■ Exercise requirements
Reproduce the listing below exactly, beginning with its first line and ending with the line that holds "0.204, 0.205, 0.217]"; pictures are not part of the copy.

■ Data section
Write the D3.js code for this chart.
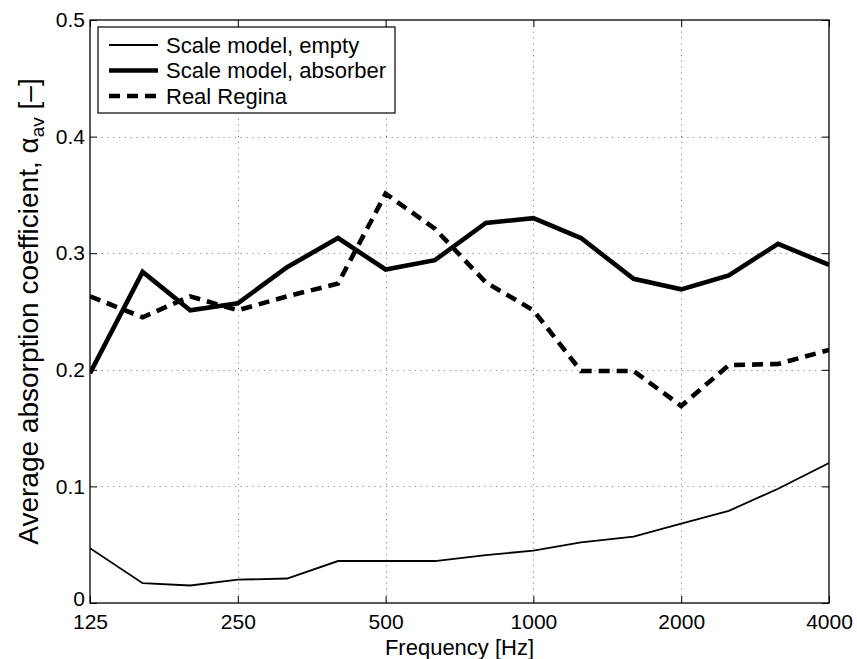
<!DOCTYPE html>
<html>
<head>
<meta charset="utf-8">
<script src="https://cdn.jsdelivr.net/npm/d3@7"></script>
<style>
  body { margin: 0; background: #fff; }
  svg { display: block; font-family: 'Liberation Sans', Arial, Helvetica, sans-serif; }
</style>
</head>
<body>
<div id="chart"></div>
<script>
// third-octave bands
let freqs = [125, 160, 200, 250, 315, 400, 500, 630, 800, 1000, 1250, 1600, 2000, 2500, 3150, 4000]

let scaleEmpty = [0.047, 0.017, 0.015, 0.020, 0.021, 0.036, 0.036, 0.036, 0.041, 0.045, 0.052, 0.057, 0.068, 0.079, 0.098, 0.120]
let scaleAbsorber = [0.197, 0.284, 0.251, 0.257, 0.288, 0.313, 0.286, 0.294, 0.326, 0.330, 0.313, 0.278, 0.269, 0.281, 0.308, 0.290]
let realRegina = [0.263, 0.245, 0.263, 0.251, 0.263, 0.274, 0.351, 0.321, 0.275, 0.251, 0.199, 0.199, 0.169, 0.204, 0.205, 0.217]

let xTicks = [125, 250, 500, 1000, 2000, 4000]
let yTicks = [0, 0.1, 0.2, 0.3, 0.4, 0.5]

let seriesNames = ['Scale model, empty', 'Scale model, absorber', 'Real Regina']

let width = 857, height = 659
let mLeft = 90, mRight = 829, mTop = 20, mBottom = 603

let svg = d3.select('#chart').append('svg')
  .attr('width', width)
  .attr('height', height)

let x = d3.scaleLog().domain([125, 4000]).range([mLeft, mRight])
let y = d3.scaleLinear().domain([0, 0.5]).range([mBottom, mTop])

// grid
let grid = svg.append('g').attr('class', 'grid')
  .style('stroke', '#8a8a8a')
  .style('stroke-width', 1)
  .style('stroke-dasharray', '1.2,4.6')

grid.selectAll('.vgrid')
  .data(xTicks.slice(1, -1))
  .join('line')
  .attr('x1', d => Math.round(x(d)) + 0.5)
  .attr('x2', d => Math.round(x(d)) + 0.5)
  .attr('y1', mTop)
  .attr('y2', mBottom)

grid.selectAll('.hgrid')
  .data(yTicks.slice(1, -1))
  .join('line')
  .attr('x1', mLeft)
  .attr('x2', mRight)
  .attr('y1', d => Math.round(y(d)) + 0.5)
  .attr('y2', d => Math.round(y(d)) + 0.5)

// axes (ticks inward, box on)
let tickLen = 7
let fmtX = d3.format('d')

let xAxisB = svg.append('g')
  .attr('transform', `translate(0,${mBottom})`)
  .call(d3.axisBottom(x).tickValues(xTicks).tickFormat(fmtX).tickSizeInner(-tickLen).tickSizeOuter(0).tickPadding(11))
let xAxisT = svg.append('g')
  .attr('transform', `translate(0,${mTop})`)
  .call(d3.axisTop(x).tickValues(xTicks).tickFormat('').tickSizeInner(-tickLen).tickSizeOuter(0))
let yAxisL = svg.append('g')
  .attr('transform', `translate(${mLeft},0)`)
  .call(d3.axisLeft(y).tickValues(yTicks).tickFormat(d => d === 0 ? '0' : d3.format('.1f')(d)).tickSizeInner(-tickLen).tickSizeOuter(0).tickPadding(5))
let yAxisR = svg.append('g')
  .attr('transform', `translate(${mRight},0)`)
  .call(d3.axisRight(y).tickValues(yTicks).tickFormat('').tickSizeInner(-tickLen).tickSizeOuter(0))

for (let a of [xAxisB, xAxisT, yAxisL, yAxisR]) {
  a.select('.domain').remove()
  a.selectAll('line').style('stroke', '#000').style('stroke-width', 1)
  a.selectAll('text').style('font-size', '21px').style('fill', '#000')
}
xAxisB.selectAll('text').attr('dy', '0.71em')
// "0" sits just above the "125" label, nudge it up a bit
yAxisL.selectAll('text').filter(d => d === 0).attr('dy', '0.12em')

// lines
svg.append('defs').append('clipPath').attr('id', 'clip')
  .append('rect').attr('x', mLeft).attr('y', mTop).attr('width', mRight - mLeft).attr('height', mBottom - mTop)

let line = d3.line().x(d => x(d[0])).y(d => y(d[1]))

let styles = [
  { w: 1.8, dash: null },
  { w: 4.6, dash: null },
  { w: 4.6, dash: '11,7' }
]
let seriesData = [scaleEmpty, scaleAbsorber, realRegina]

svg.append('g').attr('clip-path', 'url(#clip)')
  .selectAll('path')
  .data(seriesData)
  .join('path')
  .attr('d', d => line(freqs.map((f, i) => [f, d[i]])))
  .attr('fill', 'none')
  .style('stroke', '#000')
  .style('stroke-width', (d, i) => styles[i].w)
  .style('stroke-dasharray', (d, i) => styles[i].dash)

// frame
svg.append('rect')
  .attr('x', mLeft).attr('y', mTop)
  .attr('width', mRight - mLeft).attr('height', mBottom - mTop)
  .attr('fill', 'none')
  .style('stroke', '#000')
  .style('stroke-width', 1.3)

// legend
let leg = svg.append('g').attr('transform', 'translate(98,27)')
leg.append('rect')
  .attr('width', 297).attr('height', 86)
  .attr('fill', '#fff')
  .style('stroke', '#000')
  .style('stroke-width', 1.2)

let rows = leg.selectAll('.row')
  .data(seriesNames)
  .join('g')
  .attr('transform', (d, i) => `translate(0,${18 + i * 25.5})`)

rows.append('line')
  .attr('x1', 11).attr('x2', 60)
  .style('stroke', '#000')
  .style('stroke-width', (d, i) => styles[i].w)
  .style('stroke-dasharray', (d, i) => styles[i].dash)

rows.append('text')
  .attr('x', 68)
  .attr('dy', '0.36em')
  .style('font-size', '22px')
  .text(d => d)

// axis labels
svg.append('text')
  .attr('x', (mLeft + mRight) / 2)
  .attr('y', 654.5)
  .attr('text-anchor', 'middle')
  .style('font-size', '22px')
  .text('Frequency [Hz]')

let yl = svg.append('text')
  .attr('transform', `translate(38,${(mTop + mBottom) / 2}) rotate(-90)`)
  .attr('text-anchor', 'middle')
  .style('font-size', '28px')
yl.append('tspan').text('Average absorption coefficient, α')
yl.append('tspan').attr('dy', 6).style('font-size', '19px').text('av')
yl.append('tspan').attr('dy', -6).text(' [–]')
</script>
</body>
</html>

■ Answer to this task
Write the D3.js code for this chart.
<!DOCTYPE html>
<html>
<head>
<meta charset="utf-8">
<script src="https://cdn.jsdelivr.net/npm/d3@7"></script>
<style>
  body { margin: 0; background: #fff; }
  svg { display: block; font-family: 'Liberation Sans', Arial, Helvetica, sans-serif; }
</style>
</head>
<body>
<div id="chart"></div>
<script>
// third-octave bands
let freqs = [125, 160, 200, 250, 315, 400, 500, 630, 800, 1000, 1250, 1600, 2000, 2500, 3150, 4000]

let scaleEmpty = [0.047, 0.017, 0.015, 0.020, 0.021, 0.036, 0.036, 0.036, 0.041, 0.045, 0.052, 0.057, 0.068, 0.079, 0.098, 0.120]
let scaleAbsorber = [0.197, 0.284, 0.251, 0.257, 0.288, 0.313, 0.286, 0.294, 0.326, 0.330, 0.313, 0.278, 0.269, 0.281, 0.308, 0.290]
let realRegina = [0.263, 0.245, 0.263, 0.251, 0.263, 0.274, 0.351, 0.321, 0.275, 0.251, 0.199, 0.199, 0.169, 0.204, 0.205, 0.217]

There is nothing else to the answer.